▸ OBJECTIVE
Beginning with the first line of the entries below, quote each line until you reach and include the line with "const fmt = v".

▸ DATASET ROWS

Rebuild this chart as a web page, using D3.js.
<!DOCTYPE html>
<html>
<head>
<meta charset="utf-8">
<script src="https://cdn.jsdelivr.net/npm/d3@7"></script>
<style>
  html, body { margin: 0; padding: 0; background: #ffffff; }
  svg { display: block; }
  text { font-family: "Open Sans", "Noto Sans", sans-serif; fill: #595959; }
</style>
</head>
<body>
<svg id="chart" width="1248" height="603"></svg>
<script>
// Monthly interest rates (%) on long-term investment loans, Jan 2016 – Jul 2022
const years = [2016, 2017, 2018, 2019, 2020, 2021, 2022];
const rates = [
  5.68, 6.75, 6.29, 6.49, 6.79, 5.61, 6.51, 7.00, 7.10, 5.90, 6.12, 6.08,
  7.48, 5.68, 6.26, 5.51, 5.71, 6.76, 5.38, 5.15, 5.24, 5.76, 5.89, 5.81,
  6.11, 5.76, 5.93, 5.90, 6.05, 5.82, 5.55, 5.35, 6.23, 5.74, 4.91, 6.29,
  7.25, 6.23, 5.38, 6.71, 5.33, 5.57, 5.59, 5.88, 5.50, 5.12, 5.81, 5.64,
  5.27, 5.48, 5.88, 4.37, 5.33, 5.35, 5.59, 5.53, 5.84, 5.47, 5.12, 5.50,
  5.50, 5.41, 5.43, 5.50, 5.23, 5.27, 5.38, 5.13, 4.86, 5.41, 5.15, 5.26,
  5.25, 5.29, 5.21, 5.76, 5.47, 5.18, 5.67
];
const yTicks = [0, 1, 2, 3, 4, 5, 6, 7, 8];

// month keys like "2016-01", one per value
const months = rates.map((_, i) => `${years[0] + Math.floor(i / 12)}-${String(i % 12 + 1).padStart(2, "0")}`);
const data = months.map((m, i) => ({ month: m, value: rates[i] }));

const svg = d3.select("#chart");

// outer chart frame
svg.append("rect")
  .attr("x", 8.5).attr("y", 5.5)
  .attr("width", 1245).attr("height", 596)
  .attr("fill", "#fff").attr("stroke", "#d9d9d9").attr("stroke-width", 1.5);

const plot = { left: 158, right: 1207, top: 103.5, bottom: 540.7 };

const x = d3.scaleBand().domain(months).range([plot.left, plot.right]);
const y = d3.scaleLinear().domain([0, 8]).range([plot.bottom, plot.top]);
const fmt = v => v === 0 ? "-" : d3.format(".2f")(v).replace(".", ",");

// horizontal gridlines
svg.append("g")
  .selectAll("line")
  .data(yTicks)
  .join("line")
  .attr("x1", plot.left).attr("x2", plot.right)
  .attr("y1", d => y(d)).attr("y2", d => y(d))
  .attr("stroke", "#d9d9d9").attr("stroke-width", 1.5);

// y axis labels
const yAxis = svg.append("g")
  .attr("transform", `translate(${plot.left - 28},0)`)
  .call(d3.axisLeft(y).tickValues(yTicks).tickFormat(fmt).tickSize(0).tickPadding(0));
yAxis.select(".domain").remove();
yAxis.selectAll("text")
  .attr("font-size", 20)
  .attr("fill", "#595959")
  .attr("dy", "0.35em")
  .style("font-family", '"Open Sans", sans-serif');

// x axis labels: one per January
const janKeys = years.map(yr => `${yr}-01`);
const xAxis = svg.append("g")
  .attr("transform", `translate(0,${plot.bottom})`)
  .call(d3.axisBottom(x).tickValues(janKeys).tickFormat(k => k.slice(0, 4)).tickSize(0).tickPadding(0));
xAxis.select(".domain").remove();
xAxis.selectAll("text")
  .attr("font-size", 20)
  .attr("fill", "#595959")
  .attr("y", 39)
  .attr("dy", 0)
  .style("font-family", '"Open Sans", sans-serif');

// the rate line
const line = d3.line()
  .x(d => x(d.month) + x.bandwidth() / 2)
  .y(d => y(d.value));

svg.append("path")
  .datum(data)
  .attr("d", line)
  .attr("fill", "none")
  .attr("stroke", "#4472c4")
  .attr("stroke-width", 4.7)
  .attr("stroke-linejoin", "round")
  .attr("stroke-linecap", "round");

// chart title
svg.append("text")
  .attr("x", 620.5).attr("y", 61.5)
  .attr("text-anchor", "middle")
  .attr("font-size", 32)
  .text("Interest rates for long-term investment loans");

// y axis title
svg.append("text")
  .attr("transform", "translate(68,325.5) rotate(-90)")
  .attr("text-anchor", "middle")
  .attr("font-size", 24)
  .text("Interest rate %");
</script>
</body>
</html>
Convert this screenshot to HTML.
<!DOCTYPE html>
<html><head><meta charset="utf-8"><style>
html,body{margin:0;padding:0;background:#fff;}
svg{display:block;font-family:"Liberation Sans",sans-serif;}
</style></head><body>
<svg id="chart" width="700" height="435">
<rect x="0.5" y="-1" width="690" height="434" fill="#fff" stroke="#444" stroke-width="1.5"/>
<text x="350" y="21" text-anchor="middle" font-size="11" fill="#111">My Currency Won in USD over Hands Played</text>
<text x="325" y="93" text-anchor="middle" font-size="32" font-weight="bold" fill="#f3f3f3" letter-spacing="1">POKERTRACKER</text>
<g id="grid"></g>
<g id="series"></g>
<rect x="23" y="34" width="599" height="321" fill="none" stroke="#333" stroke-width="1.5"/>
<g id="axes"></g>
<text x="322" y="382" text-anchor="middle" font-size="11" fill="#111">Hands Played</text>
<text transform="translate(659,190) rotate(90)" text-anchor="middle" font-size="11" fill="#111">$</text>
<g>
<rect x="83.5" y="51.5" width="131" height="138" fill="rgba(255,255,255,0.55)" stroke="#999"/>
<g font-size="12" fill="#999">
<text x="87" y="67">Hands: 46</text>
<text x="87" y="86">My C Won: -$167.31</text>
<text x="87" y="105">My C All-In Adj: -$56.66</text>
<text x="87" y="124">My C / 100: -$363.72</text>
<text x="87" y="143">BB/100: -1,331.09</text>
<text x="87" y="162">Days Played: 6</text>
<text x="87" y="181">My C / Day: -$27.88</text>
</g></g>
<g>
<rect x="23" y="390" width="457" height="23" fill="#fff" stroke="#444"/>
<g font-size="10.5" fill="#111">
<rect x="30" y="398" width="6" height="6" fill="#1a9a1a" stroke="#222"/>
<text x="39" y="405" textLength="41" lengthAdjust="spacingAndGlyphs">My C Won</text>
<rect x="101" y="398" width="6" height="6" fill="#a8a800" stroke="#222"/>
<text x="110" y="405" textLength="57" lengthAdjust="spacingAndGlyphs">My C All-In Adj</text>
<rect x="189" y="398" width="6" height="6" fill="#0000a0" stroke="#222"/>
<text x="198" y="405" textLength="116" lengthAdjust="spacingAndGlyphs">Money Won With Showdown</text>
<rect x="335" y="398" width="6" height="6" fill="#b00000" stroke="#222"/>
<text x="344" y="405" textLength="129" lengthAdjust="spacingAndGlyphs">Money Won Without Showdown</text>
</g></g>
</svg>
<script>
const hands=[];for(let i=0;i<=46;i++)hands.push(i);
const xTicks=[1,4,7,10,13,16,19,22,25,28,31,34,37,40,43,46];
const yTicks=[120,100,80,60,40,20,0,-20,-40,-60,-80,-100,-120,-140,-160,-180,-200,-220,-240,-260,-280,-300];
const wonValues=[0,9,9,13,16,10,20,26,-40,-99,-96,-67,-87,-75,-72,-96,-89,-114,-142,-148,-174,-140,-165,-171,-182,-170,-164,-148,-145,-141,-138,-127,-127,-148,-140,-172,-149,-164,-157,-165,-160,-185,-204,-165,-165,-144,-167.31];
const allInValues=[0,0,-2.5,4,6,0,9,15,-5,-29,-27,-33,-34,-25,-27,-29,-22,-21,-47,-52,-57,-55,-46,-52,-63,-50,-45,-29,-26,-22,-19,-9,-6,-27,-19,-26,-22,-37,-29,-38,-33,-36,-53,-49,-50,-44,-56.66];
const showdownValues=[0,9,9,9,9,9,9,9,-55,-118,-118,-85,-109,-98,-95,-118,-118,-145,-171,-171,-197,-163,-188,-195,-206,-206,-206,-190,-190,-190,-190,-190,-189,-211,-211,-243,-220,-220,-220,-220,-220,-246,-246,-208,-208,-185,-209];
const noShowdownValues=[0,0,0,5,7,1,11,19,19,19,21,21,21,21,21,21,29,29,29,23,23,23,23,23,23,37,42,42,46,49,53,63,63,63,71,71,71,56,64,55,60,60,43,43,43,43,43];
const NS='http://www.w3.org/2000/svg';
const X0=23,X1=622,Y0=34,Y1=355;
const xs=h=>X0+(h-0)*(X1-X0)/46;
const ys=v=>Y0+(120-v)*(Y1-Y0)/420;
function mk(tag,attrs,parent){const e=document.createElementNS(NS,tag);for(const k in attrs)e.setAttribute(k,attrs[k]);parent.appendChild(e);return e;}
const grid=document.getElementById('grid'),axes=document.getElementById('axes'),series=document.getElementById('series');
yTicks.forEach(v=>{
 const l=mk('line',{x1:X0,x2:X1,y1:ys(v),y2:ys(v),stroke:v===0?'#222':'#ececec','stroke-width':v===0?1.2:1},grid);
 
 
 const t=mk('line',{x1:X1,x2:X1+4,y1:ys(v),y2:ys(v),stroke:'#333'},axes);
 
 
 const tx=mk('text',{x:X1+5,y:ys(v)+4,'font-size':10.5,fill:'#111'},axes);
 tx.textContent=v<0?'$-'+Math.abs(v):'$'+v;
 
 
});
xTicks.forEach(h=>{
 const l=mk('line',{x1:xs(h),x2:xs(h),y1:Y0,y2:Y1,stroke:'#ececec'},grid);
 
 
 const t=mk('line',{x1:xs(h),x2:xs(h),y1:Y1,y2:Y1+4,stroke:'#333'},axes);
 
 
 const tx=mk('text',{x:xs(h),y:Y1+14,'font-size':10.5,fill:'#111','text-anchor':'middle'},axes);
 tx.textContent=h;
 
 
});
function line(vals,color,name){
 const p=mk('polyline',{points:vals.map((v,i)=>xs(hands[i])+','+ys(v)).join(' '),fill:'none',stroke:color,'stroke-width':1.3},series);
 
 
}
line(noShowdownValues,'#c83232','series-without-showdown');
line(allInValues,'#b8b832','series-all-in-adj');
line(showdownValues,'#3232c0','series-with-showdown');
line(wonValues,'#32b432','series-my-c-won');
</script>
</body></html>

▸ TASK OUTPUT
Rebuild this chart as a web page, using D3.js.
<!DOCTYPE html>
<html>
<head>
<meta charset="utf-8">
<script src="https://cdn.jsdelivr.net/npm/d3@7"></script>
<style>
  html, body { margin: 0; padding: 0; background: #ffffff; }
  svg { display: block; }
  text { font-family: "Open Sans", "Noto Sans", sans-serif; fill: #595959; }
</style>
</head>
<body>
<svg id="chart" width="1248" height="603"></svg>
<script>
// Monthly interest rates (%) on long-term investment loans, Jan 2016 – Jul 2022
const years = [2016, 2017, 2018, 2019, 2020, 2021, 2022];
const rates = [
  5.68, 6.75, 6.29, 6.49, 6.79, 5.61, 6.51, 7.00, 7.10, 5.90, 6.12, 6.08,
  7.48, 5.68, 6.26, 5.51, 5.71, 6.76, 5.38, 5.15, 5.24, 5.76, 5.89, 5.81,
  6.11, 5.76, 5.93, 5.90, 6.05, 5.82, 5.55, 5.35, 6.23, 5.74, 4.91, 6.29,
  7.25, 6.23, 5.38, 6.71, 5.33, 5.57, 5.59, 5.88, 5.50, 5.12, 5.81, 5.64,
  5.27, 5.48, 5.88, 4.37, 5.33, 5.35, 5.59, 5.53, 5.84, 5.47, 5.12, 5.50,
  5.50, 5.41, 5.43, 5.50, 5.23, 5.27, 5.38, 5.13, 4.86, 5.41, 5.15, 5.26,
  5.25, 5.29, 5.21, 5.76, 5.47, 5.18, 5.67
];
const yTicks = [0, 1, 2, 3, 4, 5, 6, 7, 8];

// month keys like "2016-01", one per value
const months = rates.map((_, i) => `${years[0] + Math.floor(i / 12)}-${String(i % 12 + 1).padStart(2, "0")}`);
const data = months.map((m, i) => ({ month: m, value: rates[i] }));

const svg = d3.select("#chart");

// outer chart frame
svg.append("rect")
  .attr("x", 8.5).attr("y", 5.5)
  .attr("width", 1245).attr("height", 596)
  .attr("fill", "#fff").attr("stroke", "#d9d9d9").attr("stroke-width", 1.5);

const plot = { left: 158, right: 1207, top: 103.5, bottom: 540.7 };

const x = d3.scaleBand().domain(months).range([plot.left, plot.right]);
const y = d3.scaleLinear().domain([0, 8]).range([plot.bottom, plot.top]);
const fmt = v => v === 0 ? "-" : d3.format(".2f")(v).replace(".", ",");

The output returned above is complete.